[Exercise materials]

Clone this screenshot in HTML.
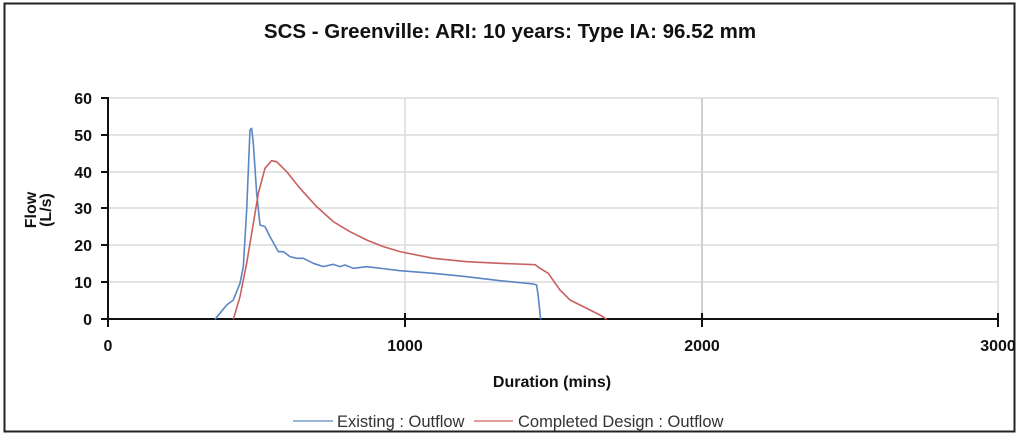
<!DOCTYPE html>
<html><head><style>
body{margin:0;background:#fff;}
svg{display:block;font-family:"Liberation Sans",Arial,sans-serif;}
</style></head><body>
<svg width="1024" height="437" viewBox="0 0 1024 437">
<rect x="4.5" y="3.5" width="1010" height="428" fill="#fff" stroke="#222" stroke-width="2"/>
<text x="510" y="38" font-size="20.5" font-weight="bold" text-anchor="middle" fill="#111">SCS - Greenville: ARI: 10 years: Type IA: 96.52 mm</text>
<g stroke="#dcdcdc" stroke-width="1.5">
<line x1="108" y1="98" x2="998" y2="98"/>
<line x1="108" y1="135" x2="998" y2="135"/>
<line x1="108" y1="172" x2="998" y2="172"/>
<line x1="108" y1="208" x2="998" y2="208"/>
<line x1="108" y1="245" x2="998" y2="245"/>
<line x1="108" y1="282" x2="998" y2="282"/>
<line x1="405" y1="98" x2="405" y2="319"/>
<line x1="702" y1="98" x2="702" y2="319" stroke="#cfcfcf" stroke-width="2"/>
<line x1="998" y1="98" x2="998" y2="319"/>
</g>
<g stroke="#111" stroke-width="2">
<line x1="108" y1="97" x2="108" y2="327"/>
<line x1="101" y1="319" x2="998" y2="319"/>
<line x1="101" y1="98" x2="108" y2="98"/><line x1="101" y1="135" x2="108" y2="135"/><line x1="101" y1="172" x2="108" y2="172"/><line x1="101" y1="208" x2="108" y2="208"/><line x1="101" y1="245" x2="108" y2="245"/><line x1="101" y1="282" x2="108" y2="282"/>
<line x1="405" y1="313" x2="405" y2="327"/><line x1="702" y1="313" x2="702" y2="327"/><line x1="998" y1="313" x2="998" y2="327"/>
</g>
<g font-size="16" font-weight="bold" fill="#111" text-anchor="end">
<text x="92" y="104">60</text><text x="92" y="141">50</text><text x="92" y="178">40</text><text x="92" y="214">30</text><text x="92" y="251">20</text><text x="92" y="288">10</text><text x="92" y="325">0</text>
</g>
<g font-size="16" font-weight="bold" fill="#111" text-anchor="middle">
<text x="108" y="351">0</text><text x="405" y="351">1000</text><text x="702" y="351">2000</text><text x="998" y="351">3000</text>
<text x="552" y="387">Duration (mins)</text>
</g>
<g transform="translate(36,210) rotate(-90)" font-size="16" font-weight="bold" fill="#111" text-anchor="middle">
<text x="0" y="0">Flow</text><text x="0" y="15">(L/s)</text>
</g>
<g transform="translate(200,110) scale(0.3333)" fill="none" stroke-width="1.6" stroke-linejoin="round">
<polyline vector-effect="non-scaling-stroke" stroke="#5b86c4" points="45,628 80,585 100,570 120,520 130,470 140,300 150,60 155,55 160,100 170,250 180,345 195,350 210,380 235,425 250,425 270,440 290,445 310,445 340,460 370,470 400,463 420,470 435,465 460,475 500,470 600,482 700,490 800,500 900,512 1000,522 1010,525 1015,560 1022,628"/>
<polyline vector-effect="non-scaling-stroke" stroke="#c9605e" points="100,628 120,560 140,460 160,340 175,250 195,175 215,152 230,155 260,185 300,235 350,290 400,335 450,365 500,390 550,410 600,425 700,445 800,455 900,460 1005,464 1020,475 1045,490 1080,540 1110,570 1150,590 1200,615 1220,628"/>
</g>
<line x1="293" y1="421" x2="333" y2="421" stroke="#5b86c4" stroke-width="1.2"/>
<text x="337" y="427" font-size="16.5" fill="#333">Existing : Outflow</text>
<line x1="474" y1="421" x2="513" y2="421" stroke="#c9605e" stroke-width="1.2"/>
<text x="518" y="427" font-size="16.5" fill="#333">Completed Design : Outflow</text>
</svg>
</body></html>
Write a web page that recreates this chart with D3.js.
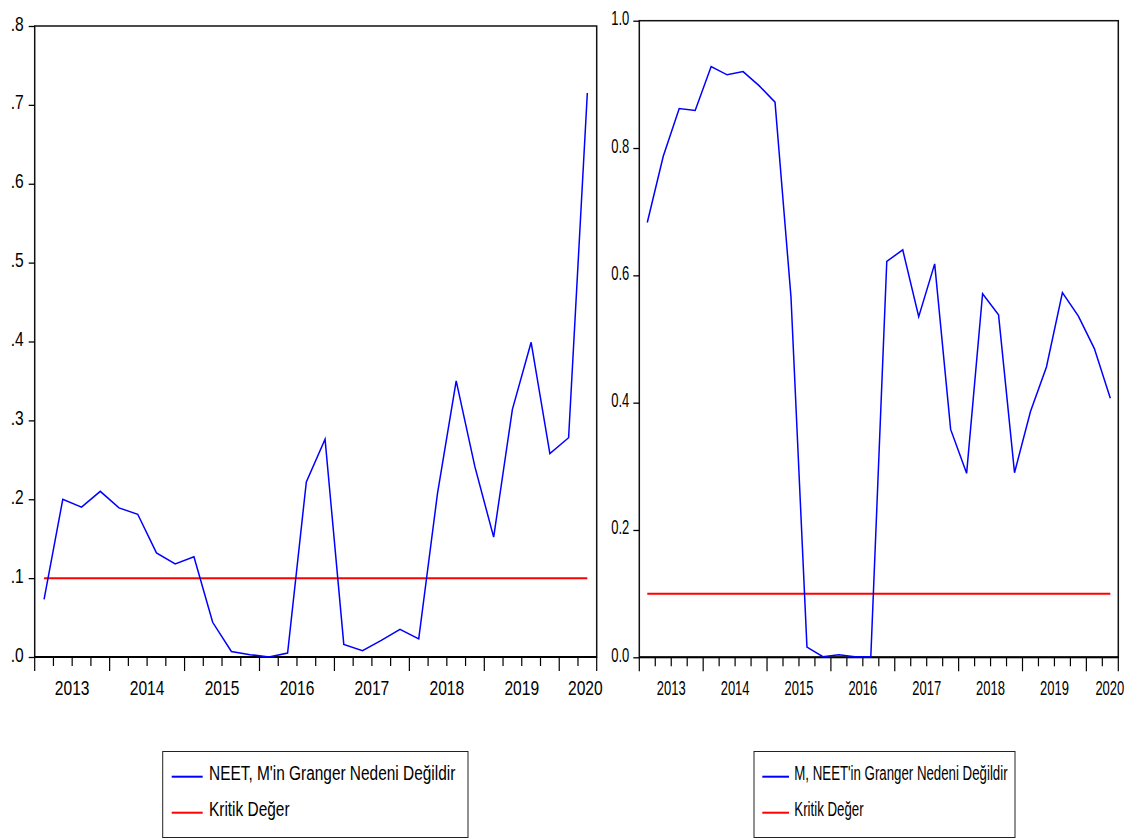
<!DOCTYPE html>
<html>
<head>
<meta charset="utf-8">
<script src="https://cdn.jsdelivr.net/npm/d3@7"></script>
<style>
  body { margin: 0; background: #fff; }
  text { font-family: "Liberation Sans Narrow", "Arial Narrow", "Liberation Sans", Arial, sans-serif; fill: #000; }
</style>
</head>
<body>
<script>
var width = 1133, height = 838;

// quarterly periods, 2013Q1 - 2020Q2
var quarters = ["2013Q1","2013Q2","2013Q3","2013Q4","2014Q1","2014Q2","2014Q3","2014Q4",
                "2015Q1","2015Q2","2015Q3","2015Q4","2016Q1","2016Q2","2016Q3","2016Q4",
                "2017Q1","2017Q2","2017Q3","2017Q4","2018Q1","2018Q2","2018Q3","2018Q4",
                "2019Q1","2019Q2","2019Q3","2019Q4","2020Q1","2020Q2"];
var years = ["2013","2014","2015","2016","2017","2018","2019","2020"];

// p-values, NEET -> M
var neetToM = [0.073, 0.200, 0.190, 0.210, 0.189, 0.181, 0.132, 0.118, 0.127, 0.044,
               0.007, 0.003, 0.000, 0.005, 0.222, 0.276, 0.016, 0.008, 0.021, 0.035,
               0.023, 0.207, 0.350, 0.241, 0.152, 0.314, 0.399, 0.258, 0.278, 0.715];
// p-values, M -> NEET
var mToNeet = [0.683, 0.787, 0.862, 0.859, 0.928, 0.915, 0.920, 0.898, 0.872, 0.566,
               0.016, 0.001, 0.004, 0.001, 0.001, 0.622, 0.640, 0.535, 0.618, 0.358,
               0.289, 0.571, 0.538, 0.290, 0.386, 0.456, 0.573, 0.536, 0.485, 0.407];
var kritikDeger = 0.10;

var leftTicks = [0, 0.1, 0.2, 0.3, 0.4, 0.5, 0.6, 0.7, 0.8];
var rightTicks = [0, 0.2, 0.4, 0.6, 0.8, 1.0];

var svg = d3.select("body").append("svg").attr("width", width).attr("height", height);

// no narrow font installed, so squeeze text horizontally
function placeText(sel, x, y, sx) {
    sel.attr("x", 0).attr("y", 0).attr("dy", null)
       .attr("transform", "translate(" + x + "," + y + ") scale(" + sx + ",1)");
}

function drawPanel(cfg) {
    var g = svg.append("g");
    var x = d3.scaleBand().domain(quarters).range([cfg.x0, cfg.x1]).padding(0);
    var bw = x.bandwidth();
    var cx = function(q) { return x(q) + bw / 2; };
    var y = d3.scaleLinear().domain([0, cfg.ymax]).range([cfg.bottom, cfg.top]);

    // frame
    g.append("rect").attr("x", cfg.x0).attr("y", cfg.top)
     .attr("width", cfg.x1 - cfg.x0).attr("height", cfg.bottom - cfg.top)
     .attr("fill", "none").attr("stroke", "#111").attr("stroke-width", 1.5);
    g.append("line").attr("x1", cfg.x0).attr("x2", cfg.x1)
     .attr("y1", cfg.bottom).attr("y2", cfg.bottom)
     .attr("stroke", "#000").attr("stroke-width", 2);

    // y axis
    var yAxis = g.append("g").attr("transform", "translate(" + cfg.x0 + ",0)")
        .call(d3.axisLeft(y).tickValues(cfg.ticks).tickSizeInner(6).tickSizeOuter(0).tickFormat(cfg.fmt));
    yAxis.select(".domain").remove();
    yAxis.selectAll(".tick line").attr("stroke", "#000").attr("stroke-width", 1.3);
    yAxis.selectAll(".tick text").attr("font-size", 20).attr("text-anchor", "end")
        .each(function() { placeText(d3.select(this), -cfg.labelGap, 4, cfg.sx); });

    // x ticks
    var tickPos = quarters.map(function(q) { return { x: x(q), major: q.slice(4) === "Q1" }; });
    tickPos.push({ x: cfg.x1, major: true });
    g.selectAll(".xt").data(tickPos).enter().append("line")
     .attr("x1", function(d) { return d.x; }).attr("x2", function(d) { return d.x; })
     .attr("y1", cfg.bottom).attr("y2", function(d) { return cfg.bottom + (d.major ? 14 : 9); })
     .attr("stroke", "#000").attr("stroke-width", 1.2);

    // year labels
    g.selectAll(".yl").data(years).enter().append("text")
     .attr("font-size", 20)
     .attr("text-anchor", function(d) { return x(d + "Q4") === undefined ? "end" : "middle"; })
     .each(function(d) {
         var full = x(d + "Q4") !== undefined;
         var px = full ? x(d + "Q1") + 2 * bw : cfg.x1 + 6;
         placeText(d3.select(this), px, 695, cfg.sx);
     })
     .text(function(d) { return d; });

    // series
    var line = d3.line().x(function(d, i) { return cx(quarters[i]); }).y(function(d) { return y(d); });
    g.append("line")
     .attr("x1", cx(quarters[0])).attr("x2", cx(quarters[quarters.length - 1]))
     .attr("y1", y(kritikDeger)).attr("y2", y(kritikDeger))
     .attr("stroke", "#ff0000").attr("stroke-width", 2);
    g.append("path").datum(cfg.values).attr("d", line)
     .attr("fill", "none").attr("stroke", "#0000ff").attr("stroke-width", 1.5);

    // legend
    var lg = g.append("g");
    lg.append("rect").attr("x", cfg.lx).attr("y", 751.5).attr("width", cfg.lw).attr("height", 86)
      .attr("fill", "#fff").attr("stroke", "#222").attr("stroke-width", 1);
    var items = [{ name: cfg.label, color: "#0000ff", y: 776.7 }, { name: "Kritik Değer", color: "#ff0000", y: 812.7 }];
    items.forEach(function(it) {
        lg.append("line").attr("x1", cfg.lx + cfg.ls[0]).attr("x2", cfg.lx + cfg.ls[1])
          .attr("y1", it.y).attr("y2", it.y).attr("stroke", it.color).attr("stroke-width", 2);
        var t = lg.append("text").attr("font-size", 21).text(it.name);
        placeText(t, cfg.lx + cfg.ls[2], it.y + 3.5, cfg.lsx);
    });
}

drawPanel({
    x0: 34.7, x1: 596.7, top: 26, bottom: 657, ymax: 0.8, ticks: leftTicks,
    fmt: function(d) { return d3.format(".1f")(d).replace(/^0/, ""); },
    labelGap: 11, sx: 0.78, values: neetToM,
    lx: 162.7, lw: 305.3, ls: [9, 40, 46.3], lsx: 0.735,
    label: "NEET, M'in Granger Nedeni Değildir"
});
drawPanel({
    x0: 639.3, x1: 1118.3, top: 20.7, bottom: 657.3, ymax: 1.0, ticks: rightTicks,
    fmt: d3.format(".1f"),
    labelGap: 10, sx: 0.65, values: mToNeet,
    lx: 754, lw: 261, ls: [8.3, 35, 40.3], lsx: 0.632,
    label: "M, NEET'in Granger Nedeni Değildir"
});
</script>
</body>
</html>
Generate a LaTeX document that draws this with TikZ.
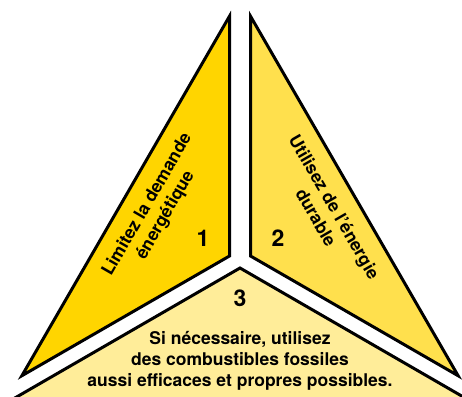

[Exercise aim] Identify each line in the records above that contains the word "this", and copy it out in full.

[Problem solution]
Clone this screenshot in HTML.
Write a web page that recreates this chart with D3.js.
        .each(function() { placeText(d3.select(this), -cfg.labelGap, 4, cfg.sx); });
         placeText(d3.select(this), px, 695, cfg.sx);
Generate a LaTeX document that draws this with TikZ.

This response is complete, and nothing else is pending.